In the Depictive Level Shore again borrows from Szarkowski by suggesting the photographer “imposes order on a scene” by “choosing a vantage point, choosing a frame, choosing a moment of exposure, and by selecting a plane of focus.” (Shore 2007: 37) (Szarkowski’s Vantage Point, Frame, Time and Detail.) When Szarkowski referred to detail he was speaking more about the narrative capacity of photography, but when he said, “The photographer could not assemble these clues into a coherent narrative, he could only isolate the fragment, document it, and by doing so claim for it some special significance.” (Szarkowski 1966: 8) I do not believe it is a stretch to interpret isolating a fragment and granting it significance as an allusion to focal plane. That is precisely what we do as photographers when we decide how to capture a scene. We choose what is most important and that is where we focus.
Shore, like many writers before him including Szarkowski make the mistake of considering the photographic world three-dimensional when in fact it is four-dimensional. True enough the photographic image is essentially two-dimensional, but it is representation of a four-dimensional scene and as such it is always an illusion and never the truth.
“The world is three-dimensional; a photographic image is two-dimensional.” “The picture plane is a field upon which the lens’s image is projected. A photographic image can rest on this picture plane and, at the same time, contain an illusion of deep space.” (Shore 2007: 40)
Shore’s Mental Level seems to be the subjective counterpart to the objectivity of the Depictive.
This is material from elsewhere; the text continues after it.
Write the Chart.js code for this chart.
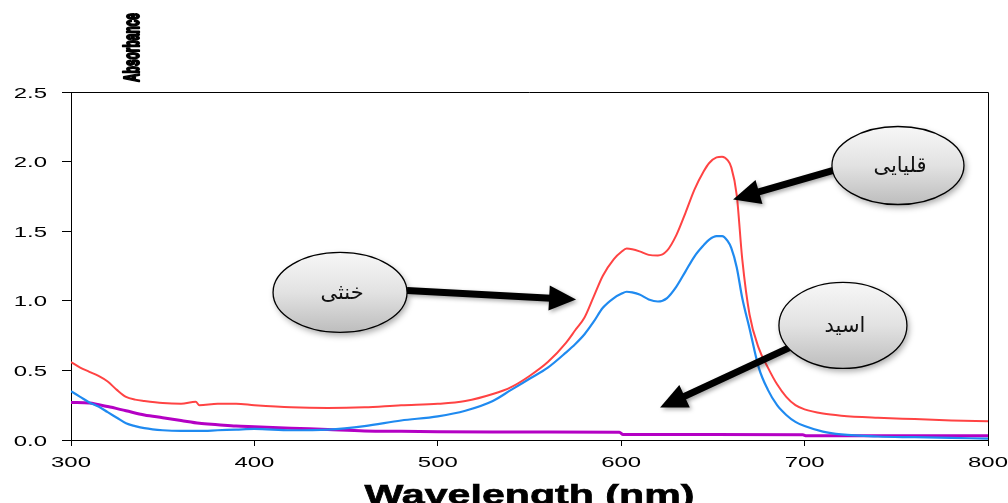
<!DOCTYPE html>
<html>
<head>
<meta charset="utf-8">
<script src="https://cdn.jsdelivr.net/npm/chart.js@4/dist/chart.umd.min.js"></script>
<style>
html,body{margin:0;padding:0;background:#fff;}
#wrap{width:1008px;height:503px;}
</style>
</head>
<body>
<div id="wrap"><canvas id="c" width="1008" height="503"></canvas></div>
<script>
// ---- data ----
const wavelength = [300,305,310,315,320,325,330,335,340,350,360,368,370,380,390,400,420,440,460,480,500,515,530,540,550,560,570,575,580,585,590,596,600,603,606,610,615,620,625,630,635,640,645,648,652,655,658,660,663,666,670,675,680,685,690,695,700,710,720,740,760,780,800];
const alkaline = [0.56,0.52,0.49,0.46,0.42,0.36,0.31,0.29,0.28,0.265,0.26,0.275,0.25,0.26,0.26,0.25,0.235,0.23,0.235,0.25,0.26,0.28,0.33,0.38,0.46,0.56,0.70,0.79,0.88,1.03,1.18,1.30,1.35,1.375,1.37,1.355,1.33,1.325,1.36,1.47,1.63,1.80,1.93,1.99,2.03,2.035,2.01,1.96,1.76,1.30,0.90,0.66,0.52,0.40,0.31,0.25,0.22,0.19,0.175,0.16,0.15,0.14,0.135];
const neutral = [0.35,0.31,0.27,0.24,0.20,0.16,0.12,0.10,0.085,0.07,0.065,0.065,0.065,0.07,0.075,0.08,0.07,0.075,0.10,0.14,0.17,0.21,0.28,0.36,0.44,0.52,0.63,0.69,0.76,0.85,0.95,1.02,1.05,1.065,1.06,1.045,1.01,0.995,1.02,1.10,1.21,1.32,1.40,1.44,1.465,1.465,1.43,1.38,1.24,1.02,0.80,0.52,0.36,0.25,0.18,0.13,0.10,0.06,0.04,0.025,0.02,0.015,0.01];
const acidWavelength = [300,310,320,330,340,350,360,370,380,390,400,420,440,460,480,500,530,560,599,601,650,699,701,750,800];
const acid = [0.27,0.265,0.24,0.21,0.18,0.16,0.14,0.12,0.11,0.10,0.095,0.085,0.075,0.065,0.062,0.06,0.058,0.057,0.056,0.04,0.04,0.038,0.03,0.03,0.03];
const seriesNames = ['قلیایی','خنثی','اسید'];
const xTickValues = [300,400,500,600,700,800];
const xTickLabels = ['300','400','500','600','700','800'];
const yTickValues = [0,0.5,1,1.5,2,2.5];
const yTickLabels = ['0.0','0.5','1.0','1.5','2.0','2.5'];
const xTitle = 'Wavelength (nm)';
const yTitle = 'Absorbance';

// callouts: ellipse centre and arrow in data units
const callouts = [
  {text:'خنثی', cx:446.7, cy:1.06, rx:67, ry:40, from:[483.2,1.074], to:[575.4,1.009]},
  {text:'قلیایی', cx:750.9, cy:1.972, rx:66, ry:39, from:[717.1,1.943], to:[661.0,1.728]},
  {text:'اسید', cx:720.9, cy:0.823, rx:64, ry:43, from:[692.0,0.665], to:[621.2,0.233]}
];

const toPts = (xs, ys) => xs.map((v,i)=>({x:v, y:ys[i]}));

function drawArrow(ctx, x1, y1, x2, y2){
  const ang = Math.atan2(y2-y1, x2-x1);
  const headLen = 27, headHalf = 12.5, shaft = 7;
  const bx = x2 - headLen*Math.cos(ang), by = y2 - headLen*Math.sin(ang);
  ctx.save();
  ctx.shadowColor = 'rgba(0,0,0,0.35)'; ctx.shadowBlur = 4; ctx.shadowOffsetX = 2; ctx.shadowOffsetY = 2;
  ctx.strokeStyle = '#000'; ctx.fillStyle = '#000';
  ctx.lineWidth = shaft; ctx.lineCap = 'butt';
  ctx.beginPath(); ctx.moveTo(x1,y1); ctx.lineTo(bx+2*Math.cos(ang), by+2*Math.sin(ang)); ctx.stroke();
  const px = -Math.sin(ang), py = Math.cos(ang);
  ctx.beginPath();
  ctx.moveTo(x2,y2);
  ctx.lineTo(bx + px*headHalf, by + py*headHalf);
  ctx.lineTo(bx - px*headHalf, by - py*headHalf);
  ctx.closePath(); ctx.fill();
  ctx.restore();
}

const decoPlugin = {
  id:'deco',
  afterDraw(chart){
    const ctx = chart.ctx, a = chart.chartArea, xs = chart.scales.x, ys = chart.scales.y;
    ctx.save();
    // top and right frame
    ctx.strokeStyle = '#000'; ctx.lineWidth = 1;
    ctx.beginPath();
    ctx.moveTo(a.left, a.top+0.5); ctx.lineTo(a.right+0.5, a.top+0.5); ctx.lineTo(a.right+0.5, a.bottom);
    ctx.stroke();
    // tick labels (stretched like the reference)
    ctx.fillStyle = '#000';
    ctx.font = '14.5px "Liberation Sans", Arial, sans-serif';
    const sx = 1.65;
    ctx.textAlign = 'right'; ctx.textBaseline = 'alphabetic';
    yTickValues.forEach((v,i)=>{
      const py = ys.getPixelForValue(v);
      ctx.save(); ctx.translate(47, py+5.5); ctx.scale(sx,1); ctx.fillText(yTickLabels[i],0,0); ctx.restore();
    });
    ctx.textAlign = 'center';
    xTickValues.forEach((v,i)=>{
      const px = xs.getPixelForValue(v);
      ctx.save(); ctx.translate(px, 467); ctx.scale(sx,1); ctx.fillText(xTickLabels[i],0,0); ctx.restore();
    });
    // x title
    ctx.font = 'bold 27px "Liberation Sans", Arial, sans-serif';
    let w = ctx.measureText(xTitle).width;
    ctx.save(); ctx.translate((a.left+a.right)/2, 504); ctx.scale(330/w,1);
    ctx.strokeStyle = '#000'; ctx.lineWidth = 0.6; ctx.fillText(xTitle,0,0); ctx.strokeText(xTitle,0,0); ctx.restore();
    // y title (rotated, condensed, heavy)
    ctx.font = 'bold 22px "Liberation Sans", Arial, sans-serif';
    w = ctx.measureText(yTitle).width;
    ctx.save(); ctx.translate(139, 47.5); ctx.rotate(-Math.PI/2); ctx.scale(69/w,1);
    ctx.textAlign = 'center'; ctx.strokeStyle = '#000'; ctx.lineWidth = 2.2; ctx.lineJoin = 'round';
    ctx.strokeText(yTitle,0,0); ctx.fillText(yTitle,0,0); ctx.restore();
    // callouts
    callouts.forEach(c=>{
      drawArrow(ctx, xs.getPixelForValue(c.from[0]), ys.getPixelForValue(c.from[1]),
                     xs.getPixelForValue(c.to[0]), ys.getPixelForValue(c.to[1]));
    });
    callouts.forEach(c=>{
      const cx = xs.getPixelForValue(c.cx), cy = ys.getPixelForValue(c.cy);
      ctx.save();
      ctx.shadowColor = 'rgba(0,0,0,0.35)'; ctx.shadowBlur = 6; ctx.shadowOffsetX = 2; ctx.shadowOffsetY = 3;
      const g = ctx.createLinearGradient(0, cy-c.ry, 0, cy+c.ry);
      g.addColorStop(0,'#f7f7f7'); g.addColorStop(0.5,'#e2e2e2'); g.addColorStop(1,'#bdbdbd');
      ctx.fillStyle = g;
      ctx.beginPath(); ctx.ellipse(cx, cy, c.rx, c.ry, 0, 0, Math.PI*2); ctx.fill();
      ctx.shadowColor = 'transparent';
      ctx.strokeStyle = '#000'; ctx.lineWidth = 1.3; ctx.stroke();
      ctx.fillStyle = '#111'; ctx.font = '21px "DejaVu Sans", sans-serif';
      ctx.textAlign = 'center'; ctx.textBaseline = 'middle';
      ctx.fillText(c.text, cx+2, cy+1);
      ctx.restore();
    });
    ctx.restore();
  }
};

new Chart(document.getElementById('c'), {
  type:'line',
  data:{
    datasets:[
      {label:seriesNames[0], data:toPts(wavelength, alkaline), borderColor:'#ff4343', borderWidth:2, pointRadius:0, cubicInterpolationMode:'monotone', fill:false},
      {label:seriesNames[1], data:toPts(wavelength, neutral), borderColor:'#1f8af0', borderWidth:2.2, pointRadius:0, cubicInterpolationMode:'monotone', fill:false},
      {label:seriesNames[2], data:toPts(acidWavelength, acid), borderColor:'#b400c4', borderWidth:3, pointRadius:0, cubicInterpolationMode:'monotone', fill:false}
    ]
  },
  options:{
    responsive:false, animation:false, devicePixelRatio:1,
    layout:{padding:{left:0, top:92, right:20, bottom:0}},
    plugins:{legend:{display:false}, tooltip:{enabled:false}},
    scales:{
      x:{type:'linear', min:300, max:800,
         ticks:{stepSize:100, display:false},
         grid:{drawOnChartArea:false, drawTicks:true, tickLength:6, color:'#000'},
         border:{color:'#000', width:1},
         afterFit(s){ s.height = 63; }},
      y:{type:'linear', min:0, max:2.5,
         ticks:{stepSize:0.5, display:false},
         grid:{drawOnChartArea:false, drawTicks:true, tickLength:9, color:'#000'},
         border:{color:'#000', width:1},
         afterFit(s){ s.width = 71; }}
    }
  },
  plugins:[decoPlugin]
});
</script>
</body>
</html>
The Depictive was more about the mechanics of depiction and the detail of what was depicted. The Mental Level is about reading the photograph, assessing its meaning and significance. It depends on both the Physical and Depictive, for without them there is nothing use as the basis for the mental image. I think again in this way Shore is essentially reiterating Szarkowski’s view that his five elements are interdependent, and it is necessary to consider all in judging/ understanding a photograph.
There are strong similarities and parallels between Szarkowski and Shore, and while they may use slightly different wording, they are illuminating fundamentally the same concepts. Shore’s use of photographs and a little more parsing of the elements provides a complementary perspective to Szarkowski. As I stated in the linked article and briefly above I consider most of my work to be aligned with Szarkowski’s Modernist approach and as Shore is in my view quite generally consistent with that line of thinking I can see myself spending more time looking a re-looking at Shore’s examples as a means to continue to improve my ability to see and read photographs.
SZARKOWSKI, John. 1966. The Photographer’s Eye. 7th printi. New York: The Museum of Modern Art.
SHORE, Stephen. 2007. The Nature of Photographs. 2018th edn. London and New York: Phaidon Press.